Steele faces 1-10 years in prison at his May 18 sentencing. He is not eligible for probation unless he can pass a psycho-sexual evaluation.

His attorney asked that Steele be released on his own recognizance or that his bail be reduced. However, prosecutor Matthew Johnson said that Steele had a 2003 felony for first-degree rape of someone under the age of 14 in Missouri. There is no right to bail for someone who has entered a guilty plea.

■ A Silver City man was sentenced to 1-4 years in prison on Monday on multiple drug charges.

Eric Thomas Gomez, 35, received concurrent prison sentences on three counts of sales of a controlled substance and one of conspiracy to violate the Uniform Controlled Substances Act.

Attorney John Malone said Gomez suffered a panic attack on Monday morning, which combined with the weather delayed his arrival in district court for sentencing.

Malone argued Gomez thought he was just giving a friend a ride. But that friend turned out to be Anne M. Spiker, 36, who received three suspended sentences for her part in a series of drug transactions that occurred in December 2018.

Malone claimed Spiker “not only threw Gomez under the bus, but backed over him.”

Prosecutor Matthew Johnson said Spiker told authorities that Gomez was the actual source of the drugs.

Gomez was the wheelman for three transactions on Dec. 11, Dec. 14 and Dec. 18, 2018.

Spiker received consecutive suspended 1-4-year sentences. She must complete Western Nevada Regional Drug Court as part of her probation.

■ A Gardnerville man, who has had difficulty staying out of trouble on probation, asked to be sent to prison on Tuesday.

Kenton L. Duffy, 60, admitted violations, including failing to attend Western Nevada Regional Drug Court.

Duffy told Young he didn’t want to attend drug court when he received a suspended 12-32 month sentence September for possession of methamphetamine

■ The theft of an expensive bicycle resulted in a suspended 2-5 year prison sentence on Tuesday.

Christopher Nick Silva, 34, will have to pay $3,928 in restitution for taking the bicycle in Stateline at $250 a month after he made a $700 payment.

Matthew Ence argued for a shorter suspended sentence in the four-year-old case.

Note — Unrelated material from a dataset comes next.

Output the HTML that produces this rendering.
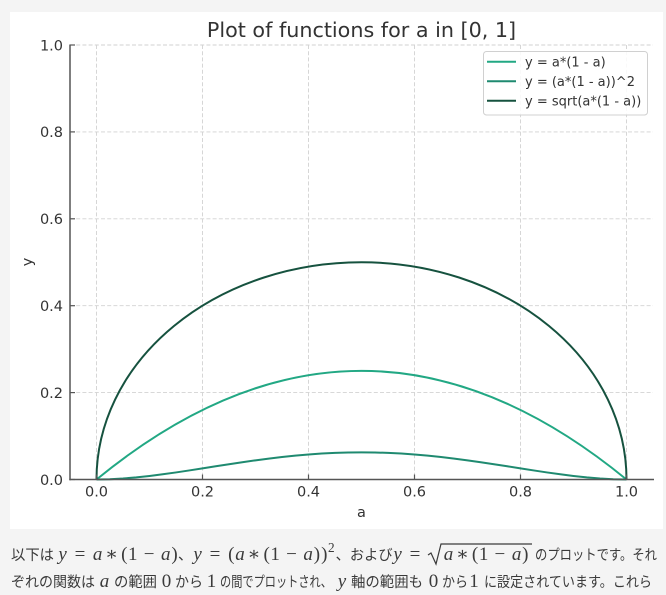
<!DOCTYPE html>
<html>
<head>
<meta charset="utf-8">
<style>
  html,body{margin:0;padding:0;background:#f4f4f4;}
  body{width:666px;height:595px;overflow:hidden;}
  svg{display:block;}
  .tk{font-family:"DejaVu Sans","Liberation Sans",sans-serif;font-size:14.5px;fill:#333;}
  .lg{font-family:"DejaVu Sans","Liberation Sans",sans-serif;font-size:13px;fill:#333;}
  .jp{font-family:"Liberation Sans","Noto Sans CJK JP",sans-serif;font-size:14.5px;fill:#3a3a3a;}
  .mi{font-family:"Liberation Serif","DejaVu Serif",serif;font-style:italic;font-size:19px;fill:#3a3a3a;}
  .mr{font-family:"Liberation Serif","DejaVu Serif",serif;font-size:19px;fill:#3a3a3a;}
  .ms{font-family:"Liberation Serif","DejaVu Serif",serif;font-size:13.3px;fill:#3a3a3a;}
</style>
</head>
<body>
<svg width="666" height="595" viewBox="0 0 666 595" xmlns="http://www.w3.org/2000/svg">
  <rect x="0" y="0" width="666" height="595" fill="#f4f4f4"/>
  <rect x="10" y="12" width="653" height="517" fill="#ffffff"/>

  <!-- title -->
  <text x="361.5" y="37" text-anchor="middle" font-family="DejaVu Sans, Liberation Sans, sans-serif" font-size="20.7" fill="#333">Plot of functions for a in [0, 1]</text>

  <!-- grid -->
  <g stroke="#d2d2d2" stroke-width="0.9" stroke-dasharray="4,2.2" fill="none">
    <line x1="96.5" y1="45" x2="96.5" y2="479.5"/>
    <line x1="202.5" y1="45" x2="202.5" y2="479.5"/>
    <line x1="308.5" y1="45" x2="308.5" y2="479.5"/>
    <line x1="414.5" y1="45" x2="414.5" y2="479.5"/>
    <line x1="520.5" y1="45" x2="520.5" y2="479.5"/>
    <line x1="626.5" y1="45" x2="626.5" y2="479.5"/>
    <line x1="70" y1="45" x2="653" y2="45"/>
    <line x1="70" y1="131.9" x2="653" y2="131.9"/>
    <line x1="70" y1="218.8" x2="653" y2="218.8"/>
    <line x1="70" y1="305.7" x2="653" y2="305.7"/>
    <line x1="70" y1="392.6" x2="653" y2="392.6"/>
  </g>

  <!-- curves -->
  <g fill="none" stroke-width="2" stroke-linejoin="round" stroke-linecap="butt">
    <path d="M96.5,479.5 Q361.5,262.25 626.5,479.5" stroke="#22a884"/>
    <polyline stroke="#1f8a70" points="96.5,479.5 109.75,479.24 123,478.52 136.25,477.41 149.5,475.98 162.75,474.30 176,472.44 189.25,470.44 202.5,468.38 215.75,466.29 229,464.22 242.25,462.23 255.5,460.34 268.75,458.59 282,457.01 295.25,455.63 308.5,454.47 321.75,453.55 335,452.88 348.25,452.48 361.5,452.34 374.75,452.48 388,452.88 401.25,453.55 414.5,454.47 427.75,455.63 441,457.01 454.25,458.59 467.5,460.34 480.75,462.23 494,464.22 507.25,466.29 520.5,468.38 533.75,470.44 547,472.44 560.25,474.30 573.5,475.98 586.75,477.41 600,478.52 613.25,479.24 626.5,479.5"/>
    <path d="M96.5,479.5 A265,217.25 0 0 1 626.5,479.5" stroke="#16523f"/>
  </g>

  <!-- spines -->
  <g stroke="#555" stroke-width="1.5" fill="none">
    <line x1="70" y1="44.5" x2="70" y2="480.2"/>
    <line x1="69.3" y1="479.5" x2="654" y2="479.5"/>
  </g>
  <!-- ticks (inward) -->
  <g stroke="#555" stroke-width="1.2">
    <line x1="70" y1="45" x2="75" y2="45"/>
    <line x1="70" y1="131.9" x2="75" y2="131.9"/>
    <line x1="70" y1="218.8" x2="75" y2="218.8"/>
    <line x1="70" y1="305.7" x2="75" y2="305.7"/>
    <line x1="70" y1="392.6" x2="75" y2="392.6"/>
    <line x1="70" y1="479.5" x2="75" y2="479.5"/>
    <line x1="96.5" y1="479.5" x2="96.5" y2="474.5"/>
    <line x1="202.5" y1="479.5" x2="202.5" y2="474.5"/>
    <line x1="308.5" y1="479.5" x2="308.5" y2="474.5"/>
    <line x1="414.5" y1="479.5" x2="414.5" y2="474.5"/>
    <line x1="520.5" y1="479.5" x2="520.5" y2="474.5"/>
    <line x1="626.5" y1="479.5" x2="626.5" y2="474.5"/>
  </g>

  <!-- y tick labels -->
  <g class="tk" text-anchor="end">
    <text x="63" y="50.3">1.0</text>
    <text x="63" y="137.2">0.8</text>
    <text x="63" y="224.1">0.6</text>
    <text x="63" y="311">0.4</text>
    <text x="63" y="397.9">0.2</text>
    <text x="63" y="484.8">0.0</text>
  </g>
  <!-- x tick labels -->
  <g class="tk" text-anchor="middle">
    <text x="96.5" y="496.5">0.0</text>
    <text x="202.5" y="496.5">0.2</text>
    <text x="308.5" y="496.5">0.4</text>
    <text x="414.5" y="496.5">0.6</text>
    <text x="520.5" y="496.5">0.8</text>
    <text x="626.5" y="496.5">1.0</text>
  </g>
  <!-- axis labels -->
  <text class="tk" x="361.5" y="517" text-anchor="middle">a</text>
  <text class="tk" x="0" y="0" text-anchor="middle" transform="translate(32,262) rotate(-90)">y</text>

  <!-- legend -->
  <rect x="483.5" y="51.5" width="164" height="63.5" rx="3" ry="3" fill="#ffffff" fill-opacity="0.85" stroke="#d0d0d0" stroke-width="1"/>
  <g stroke-width="2">
    <line x1="487" y1="61.7" x2="516" y2="61.7" stroke="#22a884"/>
    <line x1="487" y1="81.2" x2="516" y2="81.2" stroke="#1f8a70"/>
    <line x1="487" y1="100.8" x2="516" y2="100.8" stroke="#16523f"/>
  </g>
  <g class="lg">
    <text x="525" y="66.3">y = a*(1 - a)</text>
    <text x="525" y="85.8">y = (a*(1 - a))^2</text>
    <text x="525" y="105.4">y = sqrt(a*(1 - a))</text>
  </g>

  <!-- caption line 1 -->
  <g>
    <text class="jp" x="11" y="560" textLength="43" lengthAdjust="spacingAndGlyphs">以下は</text>
    <g text-anchor="middle">
      <text class="mi" x="62.6" y="560">y</text>
      <text class="mr" x="80" y="560">=</text>
      <text class="mi" x="97.6" y="560">a</text>
      <text class="mr" x="111.6" y="560">∗</text>
      <text class="mr" x="124.3" y="560">(</text>
      <text class="mr" x="132.8" y="560">1</text>
      <text class="mr" x="149.1" y="560">−</text>
      <text class="mi" x="165.7" y="560">a</text>
      <text class="mr" x="174.5" y="560">)</text>
    </g>
    <text class="jp" x="178" y="560">、</text>
    <g text-anchor="middle">
      <text class="mi" x="197.6" y="560">y</text>
      <text class="mr" x="215" y="560">=</text>
      <text class="mr" x="231.3" y="560">(</text>
      <text class="mi" x="240" y="560">a</text>
      <text class="mr" x="254" y="560">∗</text>
      <text class="mr" x="266.7" y="560">(</text>
      <text class="mr" x="275.1" y="560">1</text>
      <text class="mr" x="291.5" y="560">−</text>
      <text class="mi" x="308.1" y="560">a</text>
      <text class="mr" x="316.9" y="560">)</text>
      <text class="mr" x="324.3" y="560">)</text>
      <text class="ms" x="331.3" y="552">2</text>
    </g>
    <text class="jp" x="335.6" y="560" textLength="57" lengthAdjust="spacingAndGlyphs">、および</text>
    <g text-anchor="middle">
      <text class="mi" x="397.6" y="560">y</text>
      <text class="mr" x="415" y="560">=</text>
      <text class="mi" x="448.5" y="560">a</text>
      <text class="mr" x="462.5" y="560">∗</text>
      <text class="mr" x="475.1" y="560">(</text>
      <text class="mr" x="483.6" y="560">1</text>
      <text class="mr" x="499.9" y="560">−</text>
      <text class="mi" x="516.6" y="560">a</text>
      <text class="mr" x="525.3" y="560">)</text>
    </g>
    <path d="M428,555 L431,553 L436,564 L441,544 L532,544" fill="none" stroke="#3a3a3a" stroke-width="1.2"/>
    <text class="jp" x="535" y="560" textLength="122" lengthAdjust="spacingAndGlyphs">のプロットです。それ</text>
  </g>

  <!-- caption line 2 -->
  <g>
    <text class="jp" x="11" y="587" textLength="84" lengthAdjust="spacingAndGlyphs">ぞれの関数は</text>
    <text class="mi" x="104.5" y="587" text-anchor="middle">a</text>
    <text class="jp" x="114" y="587" textLength="43" lengthAdjust="spacingAndGlyphs">の範囲</text>
    <text class="mr" x="166.5" y="587" text-anchor="middle">0</text>
    <text class="jp" x="175" y="587" textLength="28" lengthAdjust="spacingAndGlyphs">から</text>
    <text class="mr" x="211.5" y="587" text-anchor="middle">1</text>
    <text class="jp" x="220" y="587" textLength="112" lengthAdjust="spacingAndGlyphs">の間でプロットされ、</text>
    <text class="mi" x="342" y="587" text-anchor="middle">y</text>
    <text class="jp" x="351" y="587" textLength="72" lengthAdjust="spacingAndGlyphs">軸の範囲も</text>
    <text class="mr" x="433.5" y="587" text-anchor="middle">0</text>
    <text class="jp" x="442" y="587" textLength="26" lengthAdjust="spacingAndGlyphs">から</text>
    <text class="mr" x="474" y="587" text-anchor="middle">1</text>
    <text class="jp" x="484" y="587" textLength="168" lengthAdjust="spacingAndGlyphs">に設定されています。これら</text>
  </g>
</svg>
</body>
</html>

Prosecutor Erik Levin said Silva deserved a prison sentence, but that with credit for 293 days time served it would be better to get the victims paid.

Silva told District Judge Tod Young he used drugs and crime to fill a void in his life, and that his family now does that.

“Another void is the prison cell that is waiting for you if you violate this probation,” Young replied.

■ A South Lake Tahoe man, who faces up to 10 years in prison, admitted to violating his probation on Tuesday.

Gustavo Candelario, 46, received two suspended 10-60-month prison sentences after he admitted to selling heroin and methamphetamine at a Stateline casino in July 2018.

He was ordered to participate in an inpatient program on Tuesday. He was arrested Dec. 30 after it was learned he was driving on a suspended license and wasn’t supposed to be in Nevada.

A March 30 status hearing was set in Candelario’s case.

■ A Gardnerville Ranchos woman entered a guilty plea to the felony driving under the influence on Tuesday in connection with her Jan. 8 arrest at a downtown Gardnerville business.

Dana Ruth Linehan, 61, was arrested after deputies were called to a Gardnerville business.

She was arrested after it was determined she’d driven to the location.

On Tuesday, District Judge Tod Young ordered her not to drive and not to use marijuana, even if it is prescribed by a doctor.

Linehan was convicted of driving under the influence on March 18, 2013 and on Dec. 10, 2014.

Prosecutors have agreed not to oppose a diversion program, which would allow her to undergo 2-5 years of treatment.

If she’s not granted the diversion, she faces a mandatory 1-6-year prison sentence and a $2,000-$5,000 fine.